Everything from the line with "Write a Python" through the line with "class_y = [50, 50, 47.1, 50, 50]", inclusive, should be repeated exactly, except the pictures.

## BEGIN Stored data

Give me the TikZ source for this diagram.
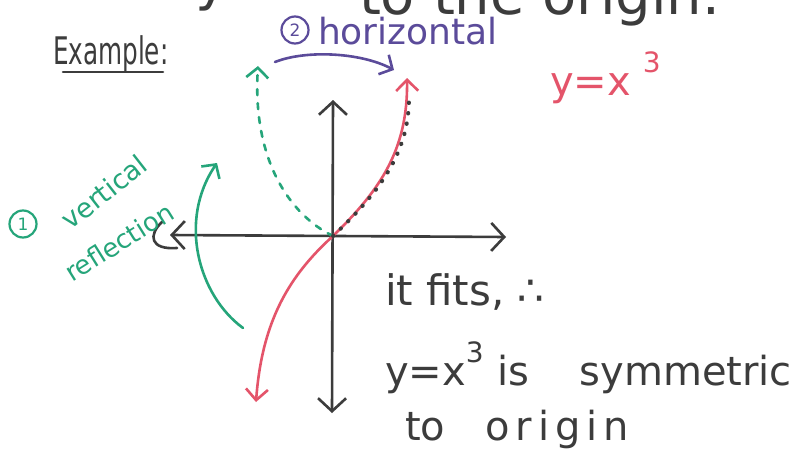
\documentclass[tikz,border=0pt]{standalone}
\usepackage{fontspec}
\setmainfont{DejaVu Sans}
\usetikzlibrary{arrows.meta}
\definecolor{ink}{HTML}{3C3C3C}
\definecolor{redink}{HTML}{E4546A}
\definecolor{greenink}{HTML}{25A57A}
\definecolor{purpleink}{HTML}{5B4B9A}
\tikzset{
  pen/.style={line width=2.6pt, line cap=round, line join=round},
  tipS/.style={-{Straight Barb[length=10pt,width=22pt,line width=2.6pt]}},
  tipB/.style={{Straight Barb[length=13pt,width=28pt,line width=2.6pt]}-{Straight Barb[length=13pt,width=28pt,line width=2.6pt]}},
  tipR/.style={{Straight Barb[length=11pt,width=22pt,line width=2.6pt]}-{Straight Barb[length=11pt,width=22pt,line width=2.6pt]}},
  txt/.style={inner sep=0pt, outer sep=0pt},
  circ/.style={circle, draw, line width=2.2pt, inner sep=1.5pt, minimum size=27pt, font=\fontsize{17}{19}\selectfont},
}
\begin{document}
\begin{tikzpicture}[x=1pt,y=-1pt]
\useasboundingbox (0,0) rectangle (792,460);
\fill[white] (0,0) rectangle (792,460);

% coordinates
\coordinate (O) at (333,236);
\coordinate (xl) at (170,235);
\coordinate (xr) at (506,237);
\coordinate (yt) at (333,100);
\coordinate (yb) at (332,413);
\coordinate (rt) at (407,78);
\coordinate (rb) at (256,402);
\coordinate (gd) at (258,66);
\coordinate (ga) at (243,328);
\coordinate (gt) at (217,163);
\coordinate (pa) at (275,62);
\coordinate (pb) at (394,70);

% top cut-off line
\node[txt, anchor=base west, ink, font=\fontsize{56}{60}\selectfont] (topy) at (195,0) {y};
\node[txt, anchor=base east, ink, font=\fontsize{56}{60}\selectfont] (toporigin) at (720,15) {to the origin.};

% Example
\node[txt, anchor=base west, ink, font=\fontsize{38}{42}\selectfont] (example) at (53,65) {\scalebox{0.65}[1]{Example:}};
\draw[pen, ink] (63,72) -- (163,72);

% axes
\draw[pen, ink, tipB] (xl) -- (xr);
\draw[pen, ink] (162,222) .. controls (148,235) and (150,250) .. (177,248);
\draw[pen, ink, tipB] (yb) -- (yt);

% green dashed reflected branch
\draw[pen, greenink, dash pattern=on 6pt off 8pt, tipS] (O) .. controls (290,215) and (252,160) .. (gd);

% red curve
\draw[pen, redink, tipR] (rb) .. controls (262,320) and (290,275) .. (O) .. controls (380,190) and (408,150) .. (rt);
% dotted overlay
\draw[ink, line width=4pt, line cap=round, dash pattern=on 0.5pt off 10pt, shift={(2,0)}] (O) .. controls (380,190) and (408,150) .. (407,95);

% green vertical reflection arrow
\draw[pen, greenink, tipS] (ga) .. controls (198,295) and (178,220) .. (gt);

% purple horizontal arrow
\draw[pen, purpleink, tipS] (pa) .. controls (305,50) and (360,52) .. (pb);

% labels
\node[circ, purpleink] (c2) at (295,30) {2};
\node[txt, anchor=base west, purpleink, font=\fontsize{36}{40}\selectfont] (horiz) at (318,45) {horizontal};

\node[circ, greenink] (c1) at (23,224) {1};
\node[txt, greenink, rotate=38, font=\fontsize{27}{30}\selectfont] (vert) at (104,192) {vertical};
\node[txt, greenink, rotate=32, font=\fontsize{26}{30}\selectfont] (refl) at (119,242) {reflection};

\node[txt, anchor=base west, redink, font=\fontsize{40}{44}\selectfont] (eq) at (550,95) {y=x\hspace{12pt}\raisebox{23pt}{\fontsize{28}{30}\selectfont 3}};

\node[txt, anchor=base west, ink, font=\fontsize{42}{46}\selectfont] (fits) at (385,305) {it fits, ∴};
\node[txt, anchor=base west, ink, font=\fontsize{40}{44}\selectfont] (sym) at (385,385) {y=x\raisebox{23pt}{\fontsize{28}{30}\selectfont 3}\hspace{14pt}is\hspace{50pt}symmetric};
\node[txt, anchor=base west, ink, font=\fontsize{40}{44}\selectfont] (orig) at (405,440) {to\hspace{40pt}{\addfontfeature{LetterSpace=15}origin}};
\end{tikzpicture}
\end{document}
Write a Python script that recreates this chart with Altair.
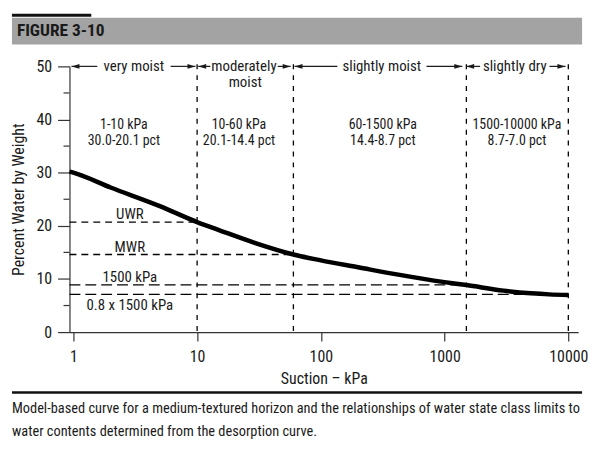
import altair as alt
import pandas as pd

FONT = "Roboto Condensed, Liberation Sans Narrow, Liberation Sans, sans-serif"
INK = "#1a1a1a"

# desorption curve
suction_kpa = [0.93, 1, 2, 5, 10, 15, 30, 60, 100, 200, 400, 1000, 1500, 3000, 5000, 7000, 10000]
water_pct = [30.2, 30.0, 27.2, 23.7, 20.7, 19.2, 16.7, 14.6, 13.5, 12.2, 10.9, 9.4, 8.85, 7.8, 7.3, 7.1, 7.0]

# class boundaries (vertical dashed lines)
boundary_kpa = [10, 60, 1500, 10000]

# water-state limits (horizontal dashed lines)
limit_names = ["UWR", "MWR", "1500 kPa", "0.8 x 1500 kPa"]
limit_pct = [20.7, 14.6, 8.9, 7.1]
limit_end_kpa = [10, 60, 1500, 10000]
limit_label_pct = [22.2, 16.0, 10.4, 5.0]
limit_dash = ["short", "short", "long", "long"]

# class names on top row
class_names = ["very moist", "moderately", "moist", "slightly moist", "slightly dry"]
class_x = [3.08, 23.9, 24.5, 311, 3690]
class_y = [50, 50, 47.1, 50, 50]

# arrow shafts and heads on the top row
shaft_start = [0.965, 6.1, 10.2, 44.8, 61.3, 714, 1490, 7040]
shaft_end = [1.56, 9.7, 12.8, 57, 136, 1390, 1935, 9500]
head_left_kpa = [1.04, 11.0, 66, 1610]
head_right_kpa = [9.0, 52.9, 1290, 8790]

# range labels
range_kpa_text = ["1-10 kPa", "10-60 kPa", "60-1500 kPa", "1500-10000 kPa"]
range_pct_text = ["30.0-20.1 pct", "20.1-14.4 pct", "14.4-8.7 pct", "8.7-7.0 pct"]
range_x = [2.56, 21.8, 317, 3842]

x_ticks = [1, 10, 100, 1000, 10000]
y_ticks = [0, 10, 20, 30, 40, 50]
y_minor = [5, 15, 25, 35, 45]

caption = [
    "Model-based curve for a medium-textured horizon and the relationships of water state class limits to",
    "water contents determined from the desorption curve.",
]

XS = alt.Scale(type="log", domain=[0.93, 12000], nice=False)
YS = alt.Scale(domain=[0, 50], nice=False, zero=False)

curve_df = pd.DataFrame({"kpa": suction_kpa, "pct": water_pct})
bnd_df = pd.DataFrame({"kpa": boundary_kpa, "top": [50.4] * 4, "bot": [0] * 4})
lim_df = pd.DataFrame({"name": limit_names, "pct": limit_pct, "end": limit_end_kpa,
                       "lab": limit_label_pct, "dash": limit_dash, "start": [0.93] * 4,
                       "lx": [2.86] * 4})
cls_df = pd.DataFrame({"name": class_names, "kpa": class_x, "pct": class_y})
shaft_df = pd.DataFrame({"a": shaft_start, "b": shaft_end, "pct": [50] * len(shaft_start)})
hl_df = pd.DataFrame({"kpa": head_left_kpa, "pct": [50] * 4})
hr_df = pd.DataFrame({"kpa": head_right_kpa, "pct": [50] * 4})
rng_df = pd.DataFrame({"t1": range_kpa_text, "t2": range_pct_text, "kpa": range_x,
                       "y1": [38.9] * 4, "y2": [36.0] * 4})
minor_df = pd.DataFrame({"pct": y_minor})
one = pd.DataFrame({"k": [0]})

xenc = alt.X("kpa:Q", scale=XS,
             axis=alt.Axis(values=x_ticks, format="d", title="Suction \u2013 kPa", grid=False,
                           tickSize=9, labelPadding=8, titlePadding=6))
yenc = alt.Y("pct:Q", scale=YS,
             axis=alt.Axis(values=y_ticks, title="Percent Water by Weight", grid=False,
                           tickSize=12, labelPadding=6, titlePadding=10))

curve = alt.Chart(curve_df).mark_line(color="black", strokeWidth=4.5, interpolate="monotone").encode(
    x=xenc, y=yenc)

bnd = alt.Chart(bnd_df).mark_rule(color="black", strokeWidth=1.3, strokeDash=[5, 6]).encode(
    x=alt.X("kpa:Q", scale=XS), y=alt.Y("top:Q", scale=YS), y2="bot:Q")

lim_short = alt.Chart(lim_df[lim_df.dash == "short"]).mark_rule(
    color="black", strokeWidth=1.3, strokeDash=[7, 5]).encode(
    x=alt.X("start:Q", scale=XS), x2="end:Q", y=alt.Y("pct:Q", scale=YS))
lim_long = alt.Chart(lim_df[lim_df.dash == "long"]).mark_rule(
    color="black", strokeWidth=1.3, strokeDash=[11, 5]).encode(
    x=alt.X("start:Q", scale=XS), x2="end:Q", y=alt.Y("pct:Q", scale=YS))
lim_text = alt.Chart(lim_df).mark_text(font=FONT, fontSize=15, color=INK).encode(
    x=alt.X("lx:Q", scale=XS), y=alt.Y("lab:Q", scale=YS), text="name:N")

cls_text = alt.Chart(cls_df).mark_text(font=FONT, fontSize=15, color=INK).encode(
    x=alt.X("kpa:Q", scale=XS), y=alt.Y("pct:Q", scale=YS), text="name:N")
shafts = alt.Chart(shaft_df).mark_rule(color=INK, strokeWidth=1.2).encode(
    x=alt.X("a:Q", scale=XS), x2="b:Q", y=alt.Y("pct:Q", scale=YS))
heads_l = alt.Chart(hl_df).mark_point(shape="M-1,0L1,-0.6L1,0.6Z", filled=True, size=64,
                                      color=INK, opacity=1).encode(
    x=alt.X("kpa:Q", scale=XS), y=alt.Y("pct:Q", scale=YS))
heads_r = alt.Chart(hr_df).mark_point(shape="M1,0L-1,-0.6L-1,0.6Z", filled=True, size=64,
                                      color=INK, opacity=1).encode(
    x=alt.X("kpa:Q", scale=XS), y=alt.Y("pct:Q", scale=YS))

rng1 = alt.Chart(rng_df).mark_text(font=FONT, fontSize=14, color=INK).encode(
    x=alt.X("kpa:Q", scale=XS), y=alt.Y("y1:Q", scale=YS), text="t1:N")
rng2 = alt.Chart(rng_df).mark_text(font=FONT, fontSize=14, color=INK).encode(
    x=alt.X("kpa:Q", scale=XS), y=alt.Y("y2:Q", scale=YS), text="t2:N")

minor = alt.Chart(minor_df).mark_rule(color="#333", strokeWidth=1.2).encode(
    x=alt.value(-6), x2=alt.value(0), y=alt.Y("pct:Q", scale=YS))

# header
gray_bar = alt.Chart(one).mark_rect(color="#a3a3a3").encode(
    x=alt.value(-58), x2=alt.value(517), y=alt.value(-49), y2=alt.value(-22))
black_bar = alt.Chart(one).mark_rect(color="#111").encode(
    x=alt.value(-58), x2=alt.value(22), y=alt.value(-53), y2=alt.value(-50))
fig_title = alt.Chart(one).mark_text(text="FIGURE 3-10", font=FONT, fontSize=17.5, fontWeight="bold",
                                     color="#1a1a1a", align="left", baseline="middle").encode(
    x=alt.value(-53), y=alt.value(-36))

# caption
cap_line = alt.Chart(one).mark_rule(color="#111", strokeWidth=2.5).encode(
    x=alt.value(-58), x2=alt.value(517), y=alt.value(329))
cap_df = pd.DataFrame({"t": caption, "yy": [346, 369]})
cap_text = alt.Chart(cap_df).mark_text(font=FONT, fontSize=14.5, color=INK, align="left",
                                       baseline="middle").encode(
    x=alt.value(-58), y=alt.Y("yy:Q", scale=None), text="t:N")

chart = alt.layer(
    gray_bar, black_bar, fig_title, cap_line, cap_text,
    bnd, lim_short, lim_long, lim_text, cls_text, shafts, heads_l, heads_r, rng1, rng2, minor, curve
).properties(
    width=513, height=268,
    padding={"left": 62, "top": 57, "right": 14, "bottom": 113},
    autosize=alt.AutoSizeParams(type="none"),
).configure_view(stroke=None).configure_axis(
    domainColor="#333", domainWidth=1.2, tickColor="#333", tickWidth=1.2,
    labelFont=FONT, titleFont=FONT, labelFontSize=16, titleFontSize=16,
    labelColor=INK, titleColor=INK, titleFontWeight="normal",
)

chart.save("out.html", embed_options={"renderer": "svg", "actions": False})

## END Stored data

- [Exercise solution]:
Write a Python script that recreates this chart with Altair.
import altair as alt
import pandas as pd

FONT = "Roboto Condensed, Liberation Sans Narrow, Liberation Sans, sans-serif"
INK = "#1a1a1a"

# desorption curve
suction_kpa = [0.93, 1, 2, 5, 10, 15, 30, 60, 100, 200, 400, 1000, 1500, 3000, 5000, 7000, 10000]
water_pct = [30.2, 30.0, 27.2, 23.7, 20.7, 19.2, 16.7, 14.6, 13.5, 12.2, 10.9, 9.4, 8.85, 7.8, 7.3, 7.1, 7.0]

# class boundaries (vertical dashed lines)
boundary_kpa = [10, 60, 1500, 10000]

# water-state limits (horizontal dashed lines)
limit_names = ["UWR", "MWR", "1500 kPa", "0.8 x 1500 kPa"]
limit_pct = [20.7, 14.6, 8.9, 7.1]
limit_end_kpa = [10, 60, 1500, 10000]
limit_label_pct = [22.2, 16.0, 10.4, 5.0]
limit_dash = ["short", "short", "long", "long"]

# class names on top row
class_names = ["very moist", "moderately", "moist", "slightly moist", "slightly dry"]
class_x = [3.08, 23.9, 24.5, 311, 3690]
class_y = [50, 50, 47.1, 50, 50]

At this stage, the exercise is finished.